* Start DATASET CONTENT *

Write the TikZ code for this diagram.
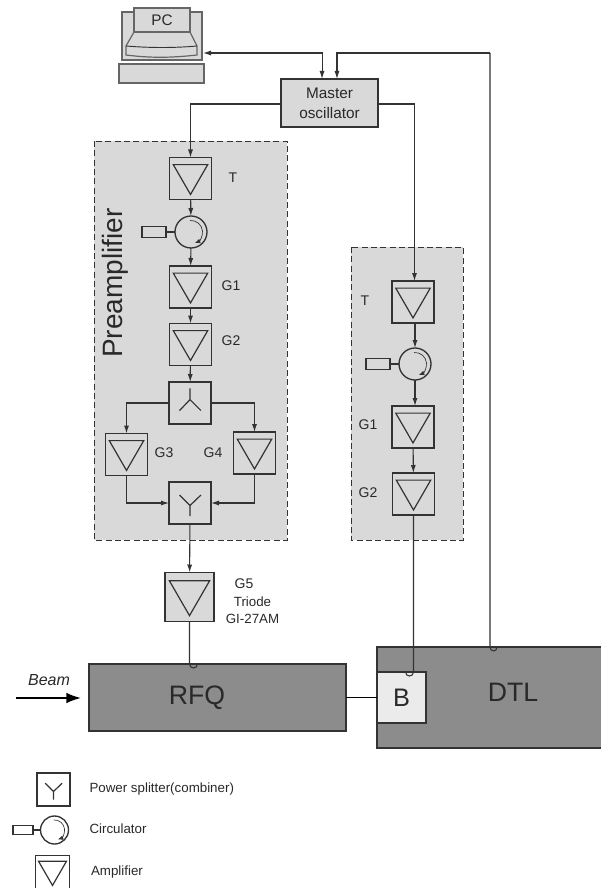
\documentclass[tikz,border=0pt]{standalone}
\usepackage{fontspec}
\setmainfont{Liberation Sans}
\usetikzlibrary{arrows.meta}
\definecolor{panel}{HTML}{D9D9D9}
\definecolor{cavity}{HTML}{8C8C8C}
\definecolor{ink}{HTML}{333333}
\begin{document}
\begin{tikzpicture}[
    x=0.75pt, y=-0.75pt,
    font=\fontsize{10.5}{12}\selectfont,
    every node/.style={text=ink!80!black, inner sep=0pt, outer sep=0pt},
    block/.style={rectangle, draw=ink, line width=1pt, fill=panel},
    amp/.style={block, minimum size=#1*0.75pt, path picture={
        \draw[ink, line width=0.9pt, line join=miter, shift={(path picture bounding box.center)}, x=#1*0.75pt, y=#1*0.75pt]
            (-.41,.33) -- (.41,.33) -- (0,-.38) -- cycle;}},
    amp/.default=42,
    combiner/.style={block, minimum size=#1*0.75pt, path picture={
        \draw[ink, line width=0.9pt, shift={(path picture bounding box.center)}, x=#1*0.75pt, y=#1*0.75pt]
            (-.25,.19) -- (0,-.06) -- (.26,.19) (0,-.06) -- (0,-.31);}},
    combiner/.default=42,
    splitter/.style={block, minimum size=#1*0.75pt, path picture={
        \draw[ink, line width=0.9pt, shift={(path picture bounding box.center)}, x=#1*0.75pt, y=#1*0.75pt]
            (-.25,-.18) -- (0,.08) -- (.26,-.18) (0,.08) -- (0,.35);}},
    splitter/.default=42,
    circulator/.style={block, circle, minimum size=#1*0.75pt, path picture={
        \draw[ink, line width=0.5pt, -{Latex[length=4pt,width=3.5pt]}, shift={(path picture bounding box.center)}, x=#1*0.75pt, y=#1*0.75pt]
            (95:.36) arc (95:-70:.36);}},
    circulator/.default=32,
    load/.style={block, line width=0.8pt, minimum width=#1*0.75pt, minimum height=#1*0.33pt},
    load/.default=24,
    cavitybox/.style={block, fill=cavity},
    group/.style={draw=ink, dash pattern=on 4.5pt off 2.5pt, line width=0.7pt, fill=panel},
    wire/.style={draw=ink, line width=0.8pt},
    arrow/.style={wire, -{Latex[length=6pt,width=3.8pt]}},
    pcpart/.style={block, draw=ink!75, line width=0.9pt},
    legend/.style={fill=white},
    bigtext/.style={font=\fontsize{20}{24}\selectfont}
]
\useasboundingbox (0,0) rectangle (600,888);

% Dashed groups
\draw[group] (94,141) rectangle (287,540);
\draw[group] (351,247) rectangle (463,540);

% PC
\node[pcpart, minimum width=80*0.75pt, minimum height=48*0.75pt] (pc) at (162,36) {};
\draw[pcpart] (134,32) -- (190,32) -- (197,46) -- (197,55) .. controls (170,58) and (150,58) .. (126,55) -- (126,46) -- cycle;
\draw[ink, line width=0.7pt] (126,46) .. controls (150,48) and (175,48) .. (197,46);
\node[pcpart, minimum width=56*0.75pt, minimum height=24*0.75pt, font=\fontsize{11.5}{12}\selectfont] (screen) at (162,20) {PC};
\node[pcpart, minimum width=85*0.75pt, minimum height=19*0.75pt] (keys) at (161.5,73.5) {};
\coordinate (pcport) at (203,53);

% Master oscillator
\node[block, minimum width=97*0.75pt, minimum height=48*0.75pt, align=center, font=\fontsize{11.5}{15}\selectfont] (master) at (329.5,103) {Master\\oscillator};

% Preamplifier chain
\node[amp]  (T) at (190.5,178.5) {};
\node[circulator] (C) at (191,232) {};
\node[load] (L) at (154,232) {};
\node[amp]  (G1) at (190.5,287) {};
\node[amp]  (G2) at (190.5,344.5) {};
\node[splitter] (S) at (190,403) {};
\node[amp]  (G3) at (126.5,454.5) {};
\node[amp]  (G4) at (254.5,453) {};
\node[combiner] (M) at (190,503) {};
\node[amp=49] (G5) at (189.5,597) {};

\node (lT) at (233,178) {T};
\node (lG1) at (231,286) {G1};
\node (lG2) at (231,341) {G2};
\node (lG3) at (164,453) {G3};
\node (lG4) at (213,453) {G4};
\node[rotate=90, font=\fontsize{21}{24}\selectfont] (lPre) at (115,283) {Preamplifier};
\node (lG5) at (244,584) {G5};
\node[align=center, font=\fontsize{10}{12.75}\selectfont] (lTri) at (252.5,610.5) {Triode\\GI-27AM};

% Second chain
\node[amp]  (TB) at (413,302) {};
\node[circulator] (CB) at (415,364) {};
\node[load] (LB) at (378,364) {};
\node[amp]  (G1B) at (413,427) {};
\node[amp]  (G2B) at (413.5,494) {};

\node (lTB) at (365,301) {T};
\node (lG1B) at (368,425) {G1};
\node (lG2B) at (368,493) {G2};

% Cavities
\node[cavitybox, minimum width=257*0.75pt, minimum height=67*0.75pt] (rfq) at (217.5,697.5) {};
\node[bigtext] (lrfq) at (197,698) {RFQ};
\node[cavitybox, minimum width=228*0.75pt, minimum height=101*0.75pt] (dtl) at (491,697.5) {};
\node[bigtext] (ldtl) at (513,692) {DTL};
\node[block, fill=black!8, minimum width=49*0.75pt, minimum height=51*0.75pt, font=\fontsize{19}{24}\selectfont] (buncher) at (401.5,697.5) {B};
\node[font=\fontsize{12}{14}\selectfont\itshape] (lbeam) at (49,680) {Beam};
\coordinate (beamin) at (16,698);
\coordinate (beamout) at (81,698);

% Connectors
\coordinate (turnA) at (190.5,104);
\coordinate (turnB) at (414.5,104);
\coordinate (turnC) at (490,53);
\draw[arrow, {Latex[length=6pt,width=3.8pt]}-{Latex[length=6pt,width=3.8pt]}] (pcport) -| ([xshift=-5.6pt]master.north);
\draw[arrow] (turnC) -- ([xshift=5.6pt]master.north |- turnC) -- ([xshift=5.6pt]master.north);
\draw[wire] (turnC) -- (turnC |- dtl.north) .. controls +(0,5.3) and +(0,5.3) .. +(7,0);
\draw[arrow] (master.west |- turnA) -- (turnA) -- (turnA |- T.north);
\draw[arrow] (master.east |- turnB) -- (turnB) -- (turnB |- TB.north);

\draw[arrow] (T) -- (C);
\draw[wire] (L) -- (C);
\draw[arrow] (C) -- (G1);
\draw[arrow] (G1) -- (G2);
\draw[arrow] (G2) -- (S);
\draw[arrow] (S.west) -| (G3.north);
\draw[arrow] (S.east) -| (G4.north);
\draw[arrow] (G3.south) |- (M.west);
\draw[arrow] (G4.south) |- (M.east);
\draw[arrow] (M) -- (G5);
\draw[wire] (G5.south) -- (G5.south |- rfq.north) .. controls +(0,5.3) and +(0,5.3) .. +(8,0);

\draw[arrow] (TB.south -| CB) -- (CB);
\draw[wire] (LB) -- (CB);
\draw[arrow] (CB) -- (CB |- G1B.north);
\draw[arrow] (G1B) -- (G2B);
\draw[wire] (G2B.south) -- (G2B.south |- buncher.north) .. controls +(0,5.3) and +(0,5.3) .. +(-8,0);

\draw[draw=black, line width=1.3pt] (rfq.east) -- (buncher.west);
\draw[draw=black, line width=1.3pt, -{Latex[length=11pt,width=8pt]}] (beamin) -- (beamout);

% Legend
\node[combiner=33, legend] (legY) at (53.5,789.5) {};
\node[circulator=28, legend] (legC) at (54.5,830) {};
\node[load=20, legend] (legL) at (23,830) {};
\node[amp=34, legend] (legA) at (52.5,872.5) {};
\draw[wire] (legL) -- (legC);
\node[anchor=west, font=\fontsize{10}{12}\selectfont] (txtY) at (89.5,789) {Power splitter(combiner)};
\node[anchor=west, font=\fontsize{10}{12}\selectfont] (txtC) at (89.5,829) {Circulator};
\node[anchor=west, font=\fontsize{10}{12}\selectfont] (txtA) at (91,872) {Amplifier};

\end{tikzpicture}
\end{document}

* End DATASET CONTENT *

> _EXERCISE DETAILS_: In the data above, please extract the lines from the first one through the line with "(0,0) rectangle (600,888);", exactly, and keep pictures out.

> _ANSWER IN FULL_:
Write the TikZ code for this diagram.
\documentclass[tikz,border=0pt]{standalone}
\usepackage{fontspec}
\setmainfont{Liberation Sans}
\usetikzlibrary{arrows.meta}
\definecolor{panel}{HTML}{D9D9D9}
\definecolor{cavity}{HTML}{8C8C8C}
\definecolor{ink}{HTML}{333333}
\begin{document}
\begin{tikzpicture}[
    x=0.75pt, y=-0.75pt,
    font=\fontsize{10.5}{12}\selectfont,
    every node/.style={text=ink!80!black, inner sep=0pt, outer sep=0pt},
    block/.style={rectangle, draw=ink, line width=1pt, fill=panel},
    amp/.style={block, minimum size=#1*0.75pt, path picture={
        \draw[ink, line width=0.9pt, line join=miter, shift={(path picture bounding box.center)}, x=#1*0.75pt, y=#1*0.75pt]
            (-.41,.33) -- (.41,.33) -- (0,-.38) -- cycle;}},
    amp/.default=42,
    combiner/.style={block, minimum size=#1*0.75pt, path picture={
        \draw[ink, line width=0.9pt, shift={(path picture bounding box.center)}, x=#1*0.75pt, y=#1*0.75pt]
            (-.25,.19) -- (0,-.06) -- (.26,.19) (0,-.06) -- (0,-.31);}},
    combiner/.default=42,
    splitter/.style={block, minimum size=#1*0.75pt, path picture={
        \draw[ink, line width=0.9pt, shift={(path picture bounding box.center)}, x=#1*0.75pt, y=#1*0.75pt]
            (-.25,-.18) -- (0,.08) -- (.26,-.18) (0,.08) -- (0,.35);}},
    splitter/.default=42,
    circulator/.style={block, circle, minimum size=#1*0.75pt, path picture={
        \draw[ink, line width=0.5pt, -{Latex[length=4pt,width=3.5pt]}, shift={(path picture bounding box.center)}, x=#1*0.75pt, y=#1*0.75pt]
            (95:.36) arc (95:-70:.36);}},
    circulator/.default=32,
    load/.style={block, line width=0.8pt, minimum width=#1*0.75pt, minimum height=#1*0.33pt},
    load/.default=24,
    cavitybox/.style={block, fill=cavity},
    group/.style={draw=ink, dash pattern=on 4.5pt off 2.5pt, line width=0.7pt, fill=panel},
    wire/.style={draw=ink, line width=0.8pt},
    arrow/.style={wire, -{Latex[length=6pt,width=3.8pt]}},
    pcpart/.style={block, draw=ink!75, line width=0.9pt},
    legend/.style={fill=white},
    bigtext/.style={font=\fontsize{20}{24}\selectfont}
]
\useasboundingbox (0,0) rectangle (600,888);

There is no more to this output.